All walking is discovery. On foot we take the time to see things whole. – Hal Borland
This quote is posted at the trailhead of Michigan Nature Association‘s Wilcox-Warnes sanctuary, the only one in my own county in Michigan. They posted a bit of history of this place recently, and it reminded me I was overdue for a visit. As they mention in their post, this woodland was part of a 1833 land grant from President Andrew Jackson, and owned by the Wilcox and Warne families until being donated in 1975.
They refer quite appropriately to this place as an oasis, as this area of Southeast Michigan is part of growing suburbia sprawl. Many farmlands around here are being wiped clean and developed for mini-mansions to take their place. Macomb County in general is quite developed, and it is nice to see a few isolated spots like this preserved for so long to give you an idea of what this area used to be like.

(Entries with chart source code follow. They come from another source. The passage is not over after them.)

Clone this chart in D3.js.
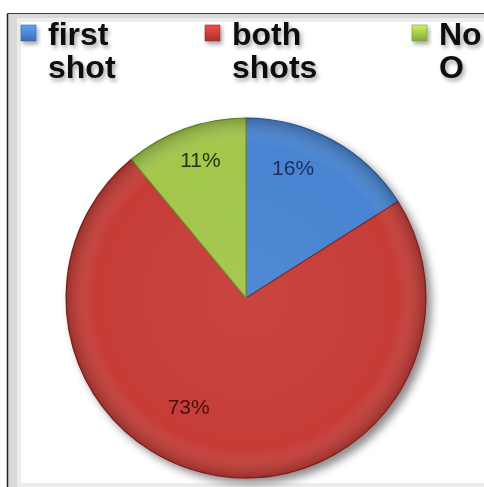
<!DOCTYPE html>
<html>
<head>
<meta charset="utf-8">
<script src="https://cdn.jsdelivr.net/npm/d3@7/dist/d3.min.js"></script>
<style>
  html, body { margin: 0; padding: 0; background: #ffffff; }
  svg { display: block; }
</style>
</head>
<body>
<script>
// Vaccination outcome shares
const categories = ["first shot", "both shots", "No O"];
const legendLines = [["first", "shot"], ["both", "shots"], ["No", "O"]];
const values = [16, 73, 11];
const labels = ["16%", "73%", "11%"];
const colors = ["#4a84d2", "#c63d37", "#a3c64c"];
const edgeColors = ["#2d5a9a", "#8a2420", "#6f8f2c"];
const labelColors = ["#1a2f5e", "#4a0c0c", "#26340a"];

const W = 484, H = 487;
const svg = d3.select("body").append("svg").attr("width", W).attr("height", H);
const defs = svg.append("defs");

// soft shadows for the pie and the legend text
const pieShadow = defs.append("filter").attr("id", "pieShadow")
  .attr("x", "-20%").attr("y", "-20%").attr("width", "150%").attr("height", "150%");
pieShadow.append("feDropShadow").attr("dx", 5).attr("dy", 5)
  .attr("stdDeviation", 4).attr("flood-color", "#000").attr("flood-opacity", 0.45);

const textShadow = defs.append("filter").attr("id", "textShadow")
  .attr("x", "-20%").attr("y", "-30%").attr("width", "150%").attr("height", "170%");
textShadow.append("feDropShadow").attr("dx", 2).attr("dy", 3)
  .attr("stdDeviation", 2).attr("flood-color", "#000").attr("flood-opacity", 0.35);

const labelBlur = defs.append("filter").attr("id", "labelBlur");
labelBlur.append("feGaussianBlur").attr("stdDeviation", 0.5);

// glossy shading over each slice
const gloss = defs.append("radialGradient").attr("id", "gloss")
  .attr("gradientUnits", "userSpaceOnUse")
  .attr("cx", 0).attr("cy", 0).attr("r", 180);
gloss.append("stop").attr("offset", "0%").attr("stop-color", "#fff").attr("stop-opacity", 0.04);
gloss.append("stop").attr("offset", "85%").attr("stop-color", "#fff").attr("stop-opacity", 0.0);
gloss.append("stop").attr("offset", "100%").attr("stop-color", "#000").attr("stop-opacity", 0.22);

colors.forEach((c, i) => {
  const g = defs.append("linearGradient").attr("id", "sq" + i)
    .attr("x1", 0).attr("y1", 0).attr("x2", 0).attr("y2", 1);
  g.append("stop").attr("offset", "0%").attr("stop-color", d3.color(c).brighter(0.6));
  g.append("stop").attr("offset", "100%").attr("stop-color", d3.color(c).darker(0.5));
});

// chart frame: dark outer edge with grey inner bands
svg.append("rect").attr("x", 7).attr("y", 13).attr("width", W).attr("height", H)
  .attr("fill", "#d9d9d9");
svg.append("rect").attr("x", 17).attr("y", 18).attr("width", W).attr("height", H)
  .attr("fill", "#ececec");
svg.append("rect").attr("x", 21).attr("y", 22).attr("width", W).attr("height", 461)
  .attr("fill", "#ffffff");
svg.append("line").attr("x1", 7.5).attr("y1", 13.5).attr("x2", W).attr("y2", 13.5)
  .attr("stroke", "#3a3a3a").attr("stroke-width", 1.2);
svg.append("line").attr("x1", 7.5).attr("y1", 13.5).attr("x2", 7.5).attr("y2", H)
  .attr("stroke", "#222").attr("stroke-width", 1.5);

// legend
const legendX = d3.scaleOrdinal().domain(categories).range([21, 205, 412]);
const legend = svg.append("g");
categories.forEach((cat, i) => {
  const x0 = legendX(cat);
  legend.append("rect").attr("x", x0).attr("y", 25).attr("width", 15).attr("height", 16)
    .attr("fill", `url(#sq${i})`).attr("stroke", d3.color(colors[i]).darker(0.8))
    .attr("stroke-width", 0.6).attr("filter", "url(#textShadow)");
  const t = legend.append("text").attr("x", x0 + 27).attr("y", 45)
    .attr("font-family", "Liberation Sans, Arial, sans-serif")
    .attr("font-weight", "bold").attr("font-size", 32).attr("fill", "#111")
    .attr("filter", "url(#textShadow)");
  legendLines[i].forEach((line, j) => {
    t.append("tspan").attr("x", x0 + 27).attr("dy", j === 0 ? 0 : 33).text(line);
  });
});

// pie
const cx = 246, cy = 298, R = 180;
const pie = d3.pie().sort(null).value(d => d)(values);
const arc = d3.arc().innerRadius(0).outerRadius(R);
const g = svg.append("g").attr("transform", `translate(${cx},${cy})`);

const slices = g.append("g").attr("filter", "url(#pieShadow)");
slices.selectAll("path.slice").data(pie).join("path")
  .attr("class", "slice")
  .attr("d", arc)
  .attr("fill", (d, i) => colors[i])
  .attr("stroke", (d, i) => edgeColors[i])
  .attr("stroke-width", 1.2)
  .attr("stroke-linejoin", "round");
g.selectAll("path.gloss").data(pie).join("path")
  .attr("class", "gloss")
  .attr("d", arc)
  .attr("fill", "url(#gloss)");

// percentage labels: placed at a fraction of each slice's sweep and radius
const labelSweep = [0.345, 0.572, 0.54];
const labelRadius = [0.77, 0.68, 0.81];
g.selectAll("text.pct").data(pie).join("text")
  .attr("class", "pct")
  .attr("transform", (d, i) => {
    const a = d.startAngle + (d.endAngle - d.startAngle) * labelSweep[i];
    const r = R * labelRadius[i];
    return `translate(${r * Math.sin(a)},${-r * Math.cos(a)})`;
  })
  .attr("text-anchor", "middle").attr("dominant-baseline", "central")
  .attr("font-family", "Liberation Sans, Arial, sans-serif")
  .attr("font-size", 21)
  .attr("fill", (d, i) => labelColors[i])
  .attr("filter", "url(#labelBlur)")
  .text((d, i) => labels[i]);
</script>
</body>
</html>
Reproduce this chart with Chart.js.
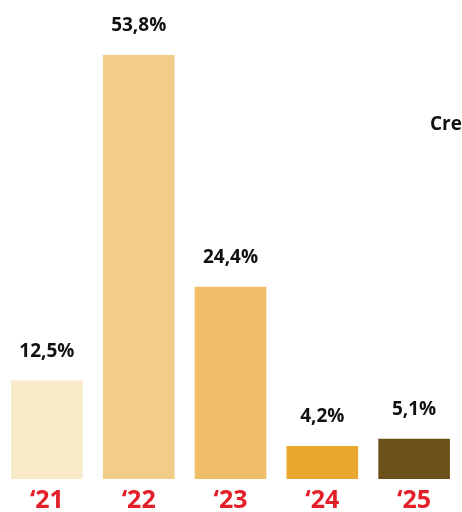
<!DOCTYPE html>
<html>
<head>
<meta charset="utf-8">
<script src="https://cdn.jsdelivr.net/npm/chart.js@4"></script>
<style>
  html, body { margin: 0; padding: 0; background: #fff; }
  #wrap { width: 462px; height: 512px; position: relative; }
</style>
</head>
<body>
<div id="wrap"><canvas id="c"></canvas></div>
<script>
var years = ["\u201821", "\u201822", "\u201823", "\u201824", "\u201825"];
var values = [12.5, 53.8, 24.4, 4.2, 5.1];
var valueLabels = ["12,5%", "53,8%", "24,4%", "4,2%", "5,1%"];
var barColors = ["#F8E9C8", "#F2CD87", "#F0BE69", "#EAA72E", "#6C5019"];
var titleText = "Cre";

var FONT = "'Open Sans', 'Noto Sans', sans-serif";

// value labels above each bar + the clipped title on the right
var labelPlugin = {
    id: 'valueLabels',
    afterDatasetsDraw: function(chart) {
        var c = chart.ctx;
        var meta = chart.getDatasetMeta(0);
        c.save();
        c.font = "bold 19px " + FONT;
        c.fillStyle = "#111";
        c.textAlign = "center";
        c.textBaseline = "middle";
        for (let i = 0; i < meta.data.length; i++) {
            let bar = meta.data[i];
            c.fillText(valueLabels[i], bar.x, bar.y - 29);
        }
        c.textAlign = "left";
        c.fillText(titleText, 430, 125);
        c.restore();
    }
};

var ctx = document.getElementById('c');
var myChart = new Chart(ctx, {
    type: 'bar',
    data: {
        labels: years,
        datasets: [{
            data: values,
            backgroundColor: barColors,
            borderWidth: 0,
            barPercentage: 0.78,
            categoryPercentage: 1
        }]
    },
    options: {
        responsive: true,
        maintainAspectRatio: false,
        animation: false,
        layout: { padding: { top: 6, left: 1, right: 2, bottom: 0 } },
        plugins: {
            legend: { display: false },
            tooltip: { enabled: false }
        },
        scales: {
            x: {
                grid: { display: false, drawTicks: false },
                border: { display: false },
                ticks: {
                    color: "#E3202A",
                    font: { family: FONT, size: 25, weight: 'bold' },
                    padding: 7
                },
                afterFit: function(scale) { scale.height = 33; }
            },
            y: {
                display: false,
                min: 0,
                max: 60
            }
        }
    },
    plugins: [labelPlugin]
});
</script>
</body>
</html>
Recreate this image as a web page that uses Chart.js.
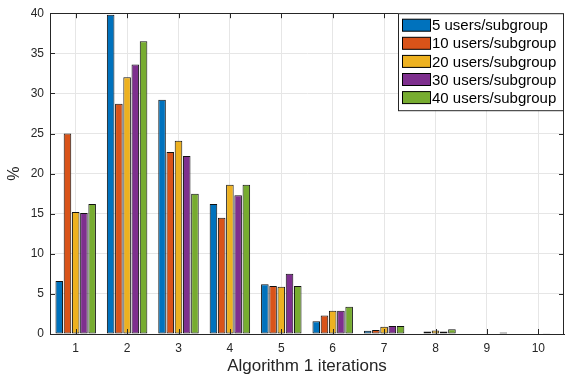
<!DOCTYPE html>
<html>
<head>
<meta charset="utf-8">
<script src="https://cdn.jsdelivr.net/npm/chart.js@4/dist/chart.umd.min.js"></script>
<style>
    html, body { margin: 0; padding: 0; background: #fff; }
    #wrap { width: 566px; height: 384px; }
</style>
</head>
<body>
<div id="wrap"><canvas id="iterChart" width="566" height="384"></canvas></div>
<script>
const iterations = ['1', '2', '3', '4', '5', '6', '7', '8', '9', '10'];

const users5 = [6.6, 39.8, 29.2, 16.2, 6.2, 1.6, 0.4, 0, 0, 0];
const users10 = [25.0, 28.7, 22.7, 14.5, 6.0, 2.3, 0.5, 0.3, 0, 0];
const users20 = [15.2, 32.0, 24.1, 18.6, 5.9, 2.9, 0.9, 0.45, 0, 0];
const users30 = [15.1, 33.6, 22.2, 17.3, 7.5, 2.9, 1.0, 0.3, 0, 0.1];
const users40 = [16.2, 36.5, 17.5, 18.6, 6.0, 3.4, 1.0, 0.6, 0.2, 0];

const seriesNames = ['5 users/subgroup', '10 users/subgroup', '20 users/subgroup', '30 users/subgroup', '40 users/subgroup'];
const seriesValues = [users5, users10, users20, users30, users40];

const colors = ['#0072BD', '#D95319', '#EDB120', '#7E2F8E', '#77AC30'];

const axisColor = '#262626';
const gridColor = '#e6e6e6';
const fontFamily = 'Arial, "Liberation Sans", Helvetica, sans-serif';

// box around the axes plus inward tick marks (matlab style)
const boxPlugin = {
    id: 'boxPlugin',
    afterDatasetsDraw(chart) {
        const ctx = chart.ctx;
        const area = chart.chartArea;
        const x = chart.scales.x;
        const y = chart.scales.y;
        ctx.save();
        ctx.strokeStyle = axisColor;
        ctx.lineWidth = 1;
        ctx.beginPath();
        x.ticks.forEach((t, i) => {
            const px = Math.round(x.getPixelForTick(i)) + 0.5;
            ctx.moveTo(px, area.bottom);
            ctx.lineTo(px, area.bottom - 5);
            ctx.moveTo(px, area.top);
            ctx.lineTo(px, area.top + 5);
        });
        y.ticks.forEach((t) => {
            const py = Math.round(y.getPixelForValue(t.value)) + 0.5;
            ctx.moveTo(area.left, py);
            ctx.lineTo(area.left + 5, py);
            ctx.moveTo(area.right, py);
            ctx.lineTo(area.right - 5, py);
        });
        ctx.stroke();
        ctx.strokeRect(Math.round(area.left) + 0.5, Math.round(area.top) + 0.5,
            Math.round(area.right - area.left) - 1, Math.round(area.bottom - area.top));
        ctx.restore();
    },
    afterDraw(chart) {
        // legend inside the upper right corner
        const ctx = chart.ctx;
        const area = chart.chartArea;
        const left = 398, top = area.top, right = area.right, height = 97;
        ctx.save();
        ctx.fillStyle = '#fff';
        ctx.fillRect(left, top, right - left, height);
        ctx.strokeStyle = '#262626';
        ctx.lineWidth = 1;
        ctx.strokeRect(left + 0.5, top + 0.5, right - left - 1, height);
        ctx.font = '15px ' + fontFamily;
        ctx.textBaseline = 'middle';
        chart.data.datasets.forEach((ds, i) => {
            const cy = top + 12 + i * 18.1;
            ctx.fillStyle = ds.backgroundColor;
            ctx.fillRect(402.5, cy - 6, 28, 12);
            ctx.strokeStyle = '#000';
            ctx.strokeRect(402.5, cy - 6, 28, 12);
            ctx.fillStyle = '#000';
            ctx.fillText(ds.label, 432, cy + 1);
        });
        ctx.restore();
    }
};

const datasets = seriesNames.map((name, i) => ({
    label: name,
    data: seriesValues[i],
    backgroundColor: colors[i],
    borderColor: '#111',
    borderWidth: 1,
    borderSkipped: false,
    categoryPercentage: 0.8,
    barPercentage: 0.92
}));

const config = {
    type: 'bar',
    data: {
        labels: iterations,
        datasets: datasets
    },
    options: {
        responsive: false,
        animation: false,
        layout: {
            padding: { top: 5, right: 2, left: 0, bottom: 0 }
        },
        plugins: {
            legend: { display: false },
            tooltip: { enabled: false }
        },
        scales: {
            x: {
                grid: {
                    offset: false,
                    color: gridColor,
                    drawTicks: false
                },
                border: { display: true, color: axisColor },
                ticks: {
                    color: axisColor,
                    padding: 7,
                    font: { family: fontFamily, size: 12 }
                },
                title: {
                    display: true,
                    text: 'Algorithm 1 iterations',
                    color: axisColor,
                    padding: { top: 0, bottom: 7 },
                    font: { family: fontFamily, size: 17 }
                },
                afterFit(scale) {
                    scale.height = 50;
                }
            },
            y: {
                min: 0,
                max: 40,
                ticks: {
                    stepSize: 5,
                    color: axisColor,
                    padding: 6,
                    font: { family: fontFamily, size: 12 }
                },
                grid: {
                    color: gridColor,
                    drawTicks: false
                },
                border: { display: true, color: axisColor },
                title: {
                    display: true,
                    text: '%',
                    color: axisColor,
                    padding: { top: 5, bottom: 0 },
                    font: { family: fontFamily, size: 16 }
                },
                afterFit(scale) {
                    scale.width = 50;
                }
            }
        }
    },
    plugins: [boxPlugin]
};

const ctx = document.getElementById('iterChart').getContext('2d');
const chart = new Chart(ctx, config);
</script>
</body>
</html>
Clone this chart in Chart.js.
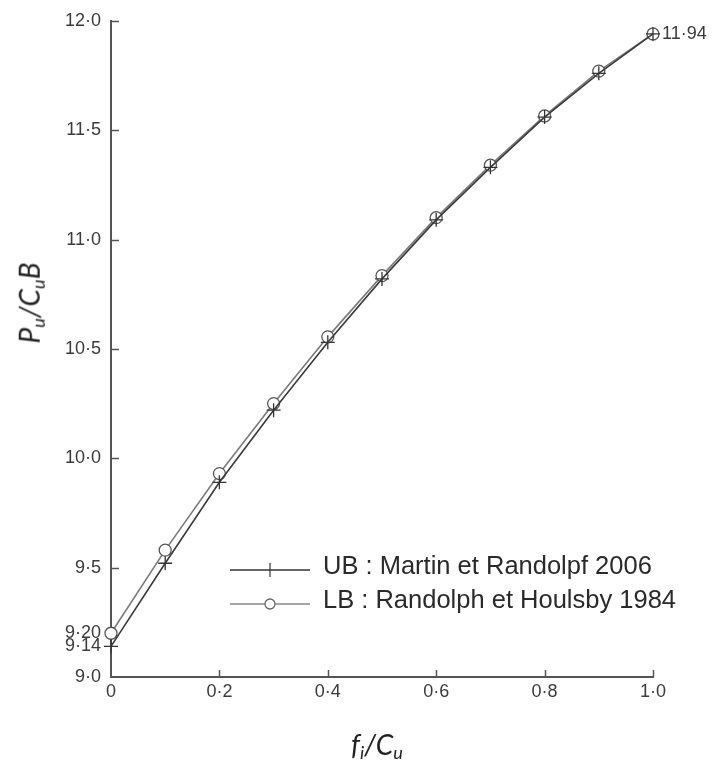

The quote is appropriate as so many people speed by this little section of woods to take care of the tasks of their daily lives. I am willing to bet many that live right around here don’t even know it exists. The MNA is quite good at keeping their sanctuaries fairly low key with very little intrusion for development and trail maintenance.
It was immediately obvious to me how old these woods were. You could tell just by the soil. Years upon years of decaying logs, leaves, mosses, fungi and other forest undergrowth. One of my favorite finds in the woods is an old, knarly, decaying tree such as the one pictured here. They are bound to have a lot of interesting textures worth exploring, and I spent a good amount of time just in this spot.
It was also an opportunity for me to test out my D800 back from Nikon after my drop mishap. I was very pleased that it didn’t cost a tremendous amount to have it repaired, and they had it back to me in a little over a week. Thank you Nikon USA service! The camera also had my 14-24 lens on it at the time it was dropped. I didn’t send it with the camera because I thought it was fine. However, this walk in the woods revealed that I didn’t test it thoroughly. I came upon one mangled log that I wanted to photograph very wide, and for some reason I was getting wildly overexposed shots, no matter what aperture setting I used. I switched lenses, all exposures were fine. Well, it seems the little lever that controls the aperture mechanics is damaged and who knows what else. So looks like this repair saga is going to be extended longer than I had hoped.
I quickly put that out of my mind though, and continued exploring this very peaceful area. It was quiet, tranquil, effective medicine that prevented me from stressing about the lens. Gear can be fixed. On foot, we see things whole indeed.